I substituted a Pineapple Guava tree, which was beautiful, but Hurricane Sally tossed it so far away, we never found it. A few months later, Olive trees were approved to cross into Alabama territory, and I planted my little tree just outside the back door.
Every week I’d check the status of the fruit. They looked like grapes, but felt like rocks.
What else does a Southern woman do with olives, but plan an olive party? I bought beautiful jars and bags of salt for brining and planned the ultimate cocktail party with my mother’s recipe for little baked olives inside a cheese-straw pastry. Olive tapenade with crackers would look pretty and go well with cheese from a local farm. A few clipped branches would make a stunning centerpiece, representing peace, of course. I’d request my guests wear olive green and come prepared to recite a poetic line about the tiny fruit.
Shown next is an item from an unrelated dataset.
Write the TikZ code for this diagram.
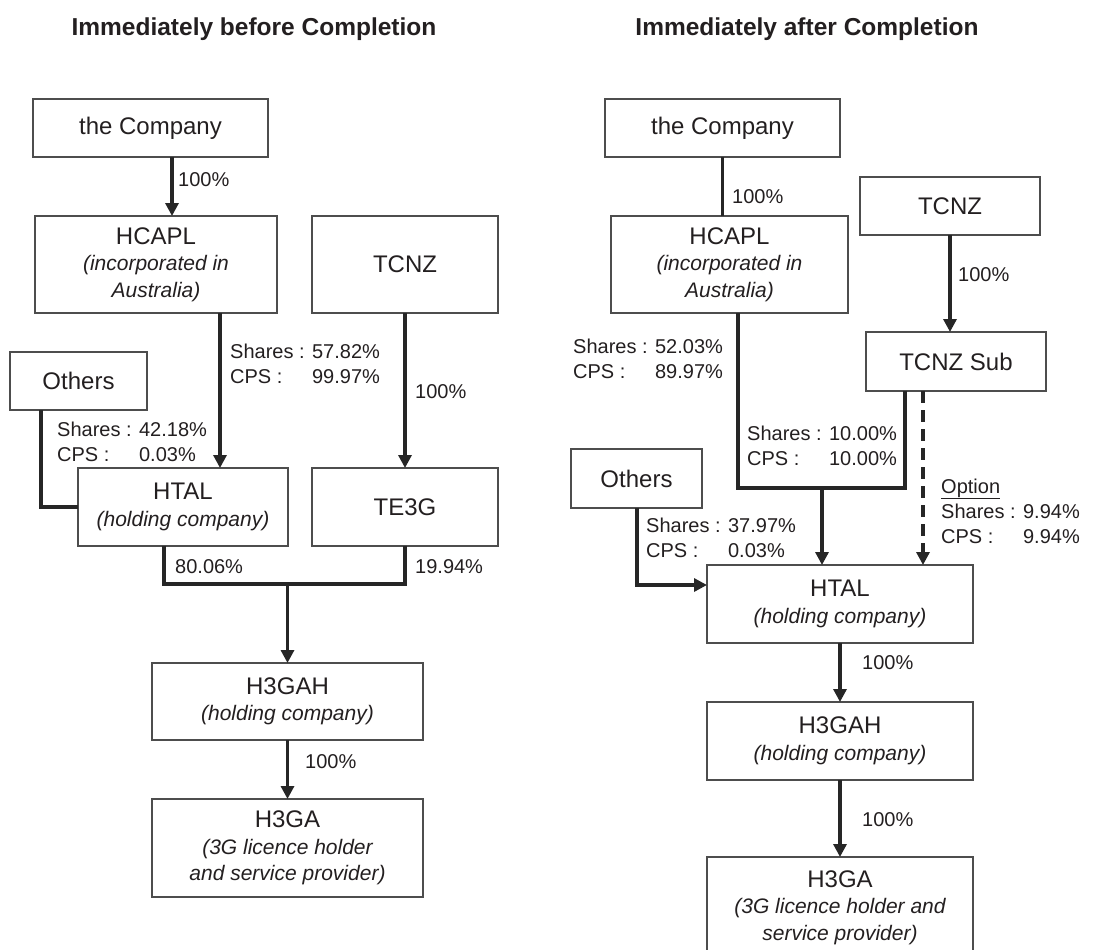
\documentclass[tikz,border=0pt]{standalone}
\usepackage{fontspec}
\setmainfont{Liberation Sans}
\usetikzlibrary{arrows.meta}
\definecolor{inkgray}{HTML}{231F20}
\definecolor{boxgray}{HTML}{4D4D4D}
\newcommand{\subline}[1]{{\fontsize{21}{26.5}\selectfont\itshape #1}}
\newcommand{\shr}[2]{\begin{tabular}{@{}l@{ }l@{}}Shares : & #1\\CPS : & #2\end{tabular}}

\begin{document}
\begin{tikzpicture}[x=1pt,y=-1pt]
        \tikzset{
        org box/.style={draw=boxgray,line width=1.1pt,inner sep=0,outer sep=0,align=center,text=inkgray,font=\fontsize{24}{26.5}\selectfont},
        pct/.style={anchor=west,inner sep=0,text=inkgray,font=\fontsize{20}{25}\selectfont},
        own/.style={draw=black!85,line width=3.2pt},
        own arrow/.style={own,-{Triangle[length=13pt,width=13pt]}},
        opt line/.style={own arrow,dash pattern=on 12pt off 7pt},
        head/.style={text=inkgray,font=\fontsize{24.5}{28}\selectfont\bfseries}
        }
        \useasboundingbox (0,0) rectangle (1098,950);

        % before completion
        \node[head] (tL) at (254,29) {Immediately before Completion};
        \node[org box, minimum width=235, minimum height=58] (cL) at (150.5,128) {the Company};
        \node[org box, minimum width=242, minimum height=97] (hL) at (156,264.5) {HCAPL\\\subline{(incorporated in}\\\subline{Australia)}};
        \node[org box, minimum width=186, minimum height=97] (tzL) at (405,264.5) {TCNZ};
        \node[org box, minimum width=137, minimum height=58] (oL) at (78.5,381) {Others};
        \node[org box, minimum width=210, minimum height=78] (htL) at (183,507) {HTAL\\\subline{(holding company)}};
        \node[org box, minimum width=186, minimum height=78] (teL) at (405,507) {TE3G};
        \node[org box, minimum width=271, minimum height=77] (ghL) at (287.5,701.5) {H3GAH\\\subline{(holding company)}};
        \node[org box, minimum width=271, minimum height=98] (gaL) at (287.5,848) {H3GA\\\subline{(3G licence holder}\\\subline{and service provider)}};
        \coordinate (jL) at (287.5,584);

        \draw[own arrow] (cL.south -| 172,0) -- (hL.north -| 172,0);
        \draw[own arrow] (hL.south -| 220,0) -- (htL.north -| 220,0);
        \draw[own arrow] (tzL.south) -- (teL.north);
        \draw[own] (oL.south -| 41,0) |- (htL.west);
        \draw[own] (htL.south -| 164,0) |- (jL) -| (teL.south);
        \draw[own arrow] (jL) -- (ghL.north);
        \draw[own arrow] (ghL.south) -- (gaL.north);

        \node[pct] (pL1) at (178,180) {100\%};
        \node[pct] (sL1) at (230,365.5) {\shr{57.82\%}{99.97\%}};
        \node[pct] (pL2) at (415,392) {100\%};
        \node[pct] (sL2) at (57,443.5) {\shr{42.18\%}{0.03\%}};
        \node[pct] (pL3) at (175,567) {80.06\%};
        \node[pct] (pL4) at (415,567) {19.94\%};
        \node[pct] (pL5) at (305,762) {100\%};

        % after completion
        \node[head] (tR) at (807,29) {Immediately after Completion};
        \node[org box, minimum width=235, minimum height=58] (cR) at (722.5,128) {the Company};
        \node[org box, minimum width=237, minimum height=97] (hR) at (729.5,264.5) {HCAPL\\\subline{(incorporated in}\\\subline{Australia)}};
        \node[org box, minimum width=180, minimum height=58] (tzR) at (950,206) {TCNZ};
        \node[org box, minimum width=180, minimum height=59] (sbR) at (956,361.5) {TCNZ Sub};
        \node[org box, minimum width=131, minimum height=59] (oR) at (636.5,478.5) {Others};
        \node[org box, minimum width=266, minimum height=78] (htR) at (840,604) {HTAL\\\subline{(holding company)}};
        \node[org box, minimum width=266, minimum height=78] (ghR) at (840,741) {H3GAH\\\subline{(holding company)}};
        \node[org box, minimum width=266, minimum height=101] (gaR) at (840,907.5) {H3GA\\\subline{(3G licence holder and}\\\subline{service provider)}};
        \coordinate (jR) at (822,488);

        \draw[own] (cR.south) -- (hR.north -| cR.south);
        \draw[own arrow] (tzR.south) -- (sbR.north -| tzR.south);
        \draw[own] (hR.south -| 738,0) |- (jR) -| (sbR.south -| 905,0);
        \draw[own arrow] (jR) -- (htR.north -| jR);
        \draw[opt line] (sbR.south -| 923,0) -- (htR.north -| 923,0);
        \draw[own arrow] (oR.south -| 637,0) |- (htR.west |- 0,585);
        \draw[own arrow] (htR.south) -- (ghR.north);
        \draw[own arrow] (ghR.south) -- (gaR.north);

        \node[pct] (pR1) at (732,197) {100\%};
        \node[pct] (pR2) at (958,275) {100\%};
        \node[pct] (sR1) at (573,360.5) {\shr{52.03\%}{89.97\%}};
        \node[pct] (sR2) at (747,447.5) {\shr{10.00\%}{10.00\%}};
        \node[pct] (sR3) at (646,539.5) {\shr{37.97\%}{0.03\%}};
        \node[pct] (sR4) at (941,513) {\begin{tabular}{@{}l@{ }l@{}}\multicolumn{2}{@{}l@{}}{\underline{Option}}\\Shares : & 9.94\%\\CPS : & 9.94\%\end{tabular}};
        \node[pct] (pR3) at (862,663) {100\%};
        \node[pct] (pR4) at (862,820) {100\%};
\end{tikzpicture}
\end{document}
I have unique friends who would do that for me.
Everything I read said to harvest the olives in late September, but I should have trusted my instincts. Due to our Southern heat, the crop was ready a month earlier, but while I obediently waited, torrential rains beat at least 2 gallons of my crop into the prickly rose bushes where they shriveled. Devastated yet determined, I donned the peasant blouse and prepared to pick what was left of my first crop.
Here’s what I’ve learned; if you’ve ever been to the Piggly Wiggly and found a jar of olives for less than $357 dollars, grab it. It’s a bargain. But I’ll hang on to that peasant blouse because next year’s crop is sure to be bigger and better than the first. As I sat in the kitchen sadly staring at the giant jar filled with perhaps three measly cups of brining olives, my husband whispered, “Olive you very much.” And so far, that’s the best part about being an olive farmer in Alabama.